The bill faces one final vote in the House, which passed the measure by a preliminary vote of 42-5 yesterday with four members absent.
"I'm glad things seem to be moving forward," Gov. Linda Lingle said. "I felt from the first hearing about this service that this was going to be good for the people of our state.
"I feel very good about it at this point, but I'll wait until it's completely run its course here and hopefully they can get up and running quickly."
Voting no on the measure in the House were neighbor island Reps. Mele Carroll, Faye Hanohano, Hermina Morita and James Tokioka, joined by Oahu Rep. Maile Shimabukuro. All are Democrats.
The special session was called to craft a law that would allow the Superferry to operate while a comprehensive environmental impact statement was conducted.
The Supreme Court had ordered that an environmental assessment should have been performed before the state proceeded with $40 million in harbor improvements for the service. A Maui judge later ruled that the ferry could not sail while the environmental study was done.

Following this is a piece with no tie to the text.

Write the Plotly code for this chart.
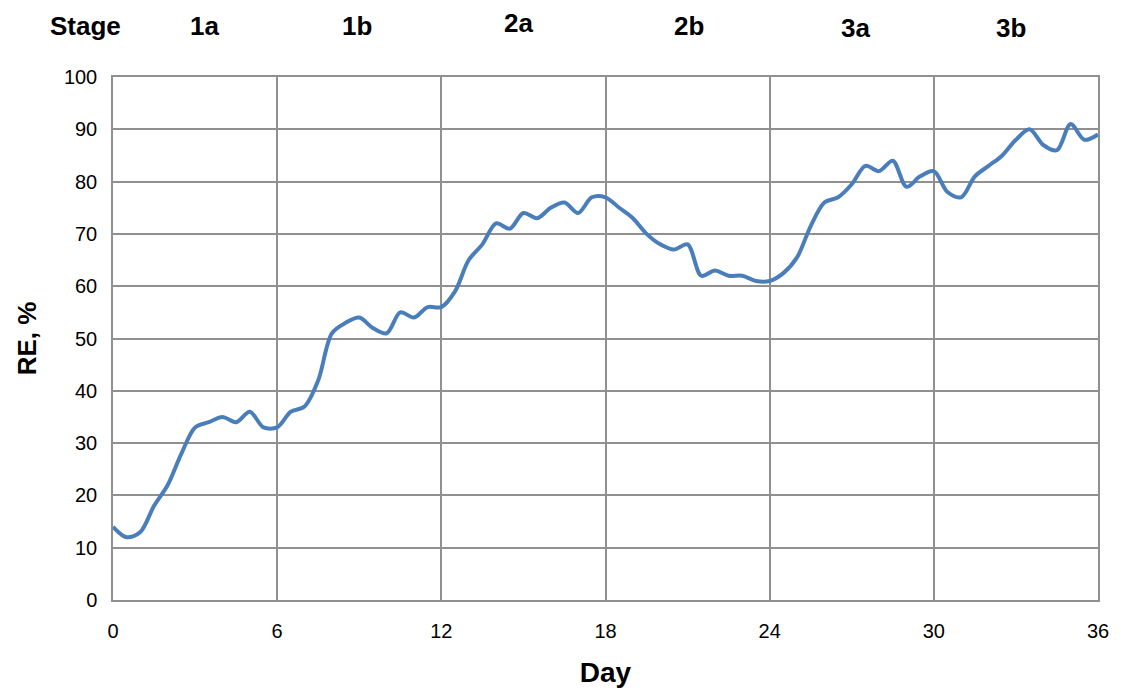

The Department of Transportation had granted an exemption to the ferry on the assessment, saying it was not fair to single out one company to perform the task when the same is not required of other harbor users or interisland transportation services.

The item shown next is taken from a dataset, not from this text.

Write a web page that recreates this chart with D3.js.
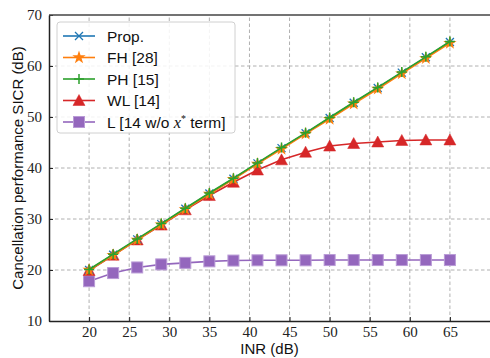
<!DOCTYPE html>
<html>
<head>
<meta charset="utf-8">
<script src="https://cdn.jsdelivr.net/npm/d3@7"></script>
<style>
  body { margin: 0; background: #fff; }
  svg { display: block; }
</style>
</head>
<body>
<svg id="chart" width="490" height="358"></svg>
<script>
const inr = [20, 23, 26, 29, 32, 35, 38, 41, 44, 47, 50, 53, 56, 59, 62, 65];
const prop = [20, 23, 26, 29, 32, 35, 37.9, 40.9, 43.9, 46.8, 49.8, 52.8, 55.7, 58.7, 61.7, 64.7];
const fh = [20, 22.9, 25.9, 28.9, 31.9, 34.9, 37.8, 40.8, 43.7, 46.7, 49.6, 52.6, 55.5, 58.5, 61.5, 64.5];
const ph = [20.1, 23.1, 26.1, 29.1, 32.1, 35.1, 38, 41, 44, 46.9, 49.9, 52.9, 55.8, 58.8, 61.8, 64.8];
const wl = [19.9, 22.9, 25.9, 28.8, 31.8, 34.6, 37.2, 39.6, 41.6, 43.1, 44.3, 44.8, 45.1, 45.4, 45.5, 45.5];
const lw = [17.8, 19.4, 20.5, 21.1, 21.4, 21.7, 21.85, 21.9, 21.9, 21.9, 21.95, 21.95, 21.95, 21.95, 21.95, 21.95];
const xTicks = [20, 25, 30, 35, 40, 45, 50, 55, 60, 65];
const yTicks = [10, 20, 30, 40, 50, 60, 70];

const series = [
  { name: 'Prop.', values: prop, color: '#1f77b4', marker: 'x' },
  { name: 'FH [28]', values: fh, color: '#ff7f0e', marker: 'star' },
  { name: 'PH [15]', values: ph, color: '#2ca02c', marker: 'plus' },
  { name: 'WL [14]', values: wl, color: '#d62728', marker: 'triangle' },
  { name: 'L [14 w/o ', values: lw, color: '#9467bd', marker: 'square' }
];

const margin = { left: 49, right: 0, top: 15, bottom: 37 };
const width = 490, height = 358;
const svg = d3.select('#chart');

const x = d3.scaleLinear().domain([15, 70]).range([margin.left, width - margin.right]);
const y = d3.scaleLinear().domain([10, 70]).range([height - margin.bottom, margin.top]);

const serif = '"Liberation Serif", "DejaVu Serif", serif';
const sans = '"Liberation Sans", Arial, sans-serif';

// grid
const grid = svg.append('g').attr('class', 'grid');
grid.selectAll('line.gx')
  .data(xTicks)
  .enter()
  .append('line')
  .attr('x1', d => x(d)).attr('x2', d => x(d))
  .attr('y1', y(10)).attr('y2', y(70))
  .attr('stroke', '#b0b0b0').attr('stroke-dasharray', '3.5,2.5').attr('stroke-width', 1);
grid.selectAll('line.gy')
  .data(yTicks.slice(1, -1))
  .enter()
  .append('line')
  .attr('x1', x(15)).attr('x2', x(70))
  .attr('y1', d => y(d)).attr('y2', d => y(d))
  .attr('stroke', '#b0b0b0').attr('stroke-dasharray', '3.5,2.5').attr('stroke-width', 1);

// axes
const xAxis = svg.append('g')
  .attr('transform', 'translate(0,' + y(10) + ')')
  .call(d3.axisBottom(x).tickValues(xTicks).tickSizeInner(-4).tickSizeOuter(0).tickPadding(6));
const yAxis = svg.append('g')
  .attr('transform', 'translate(' + x(15) + ',0)')
  .call(d3.axisLeft(y).tickValues(yTicks).tickSizeInner(-4).tickSizeOuter(0).tickPadding(7));

[xAxis, yAxis].forEach(a => {
  a.selectAll('.tick text').attr('font-family', serif).attr('font-size', 15).attr('fill', '#222');
  a.selectAll('.tick line').attr('stroke', '#222');
  a.select('path').attr('stroke', '#222').attr('stroke-width', 1.5);
});
xAxis.selectAll('.tick text').attr('dy', '0.68em');

svg.append('line')
  .attr('x1', x(15)).attr('x2', x(70))
  .attr('y1', y(70)).attr('y2', y(70))
  .attr('stroke', '#444').attr('stroke-width', 1.5);

// axis titles
svg.append('text')
  .text('INR (dB)')
  .attr('x', (x(15) + x(70)) / 2).attr('y', 354)
  .attr('text-anchor', 'middle')
  .attr('font-family', sans).attr('font-size', 15).attr('fill', '#111');
svg.append('text')
  .text('Cancellation performance SICR (dB)')
  .attr('transform', 'translate(23,' + ((y(10) + y(70)) / 2) + ') rotate(-90)')
  .attr('text-anchor', 'middle')
  .attr('font-family', sans).attr('font-size', 15).attr('fill', '#111');

function drawMarker(g, type, color) {
  if (type === 'x') {
    g.append('path').attr('d', 'M-4,-4L4,4M-4,4L4,-4').attr('stroke', color).attr('stroke-width', 1.3).attr('fill', 'none');
  } else if (type === 'star') {
    g.append('path').attr('d', d3.symbol(d3.symbolStar, 55)()).attr('fill', color);
  } else if (type === 'plus') {
    g.append('path').attr('d', 'M-5,0L5,0M0,-5L0,5').attr('stroke', color).attr('stroke-width', 1.5).attr('fill', 'none');
  } else if (type === 'triangle') {
    g.append('path').attr('d', 'M0,-6L6,5L-6,5Z').attr('fill', color).attr('stroke', color).attr('stroke-width', 0.5);
  } else if (type === 'square') {
    g.append('rect').attr('x', -5.5).attr('y', -5.5).attr('width', 11).attr('height', 11)
      .attr('fill', color).attr('stroke', '#b99bd6').attr('stroke-width', 1);
  }
}

const line = d3.line().x((d, i) => x(inr[i])).y(d => y(d));
const drawOrder = [4, 3, 0, 1, 2];
drawOrder.forEach(k => {
  const s = series[k];
  const g = svg.append('g').attr('class', 'series');
  g.append('path')
    .datum(s.values)
    .attr('d', line)
    .attr('fill', 'none')
    .attr('stroke', s.color)
    .attr('stroke-width', 1.6);
  s.values.forEach((v, i) => {
    const m = g.append('g').attr('transform', 'translate(' + x(inr[i]) + ',' + y(v) + ')');
    drawMarker(m, s.marker, s.color);
  });
});

// legend
const legend = svg.append('g').attr('class', 'legend');
legend.append('rect')
  .attr('x', 57).attr('y', 22).attr('width', 178).attr('height', 111)
  .attr('rx', 3)
  .attr('fill', 'rgba(255,255,255,0.85)')
  .attr('stroke', '#d0d0d0').attr('stroke-width', 1);

series.forEach((s, i) => {
  const ly = 36 + i * 21.5;
  legend.append('line')
    .attr('x1', 63).attr('x2', 95).attr('y1', ly).attr('y2', ly)
    .attr('stroke', s.color).attr('stroke-width', 1.6);
  drawMarker(legend.append('g').attr('transform', 'translate(79,' + ly + ')'), s.marker, s.color);
  const t = legend.append('text')
    .attr('x', 107).attr('y', ly + 5.5)
    .attr('font-family', sans).attr('font-size', 15.5).attr('fill', '#111')
    .text(s.name);
  if (i === 4) {
    t.append('tspan').attr('font-family', serif).attr('font-style', 'italic').attr('font-size', 16.5).text('x');
    t.append('tspan').attr('font-family', serif).attr('font-size', 10).attr('dy', -6).text('*');
    t.append('tspan').attr('dy', 6).text(' term]');
  }
});
</script>
</body>
</html>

After a week of hearings that included taking testimony on neighbor islands by the Senate, but not the House, the amended Senate bill emerged.
The amended bill requires the Superferry to devise a plan for how it would handle whale collisions and requests that a National Marine Fisheries Service observer be on the ferry when traveling through whale waters.
Passengers would be barred from taking fishing nets or soil and dirt on board, they would have to declare all plants and fruits or invasive species, and the ferry would have to inspect all vehicles prior to boarding.
The rules, their implementation and how they would be enforced are being drafted now by the Lingle administration.
Hanabusa said that between now and January, when the Legislature convenes for its regular session, lawmakers and the public will be able to determine whether the sailing conditions are appropriate and whether any changes are needed by the Legislature.
"We believe that we are the stopgap for this," Hanabusa said. "We will have the ultimate responsibility."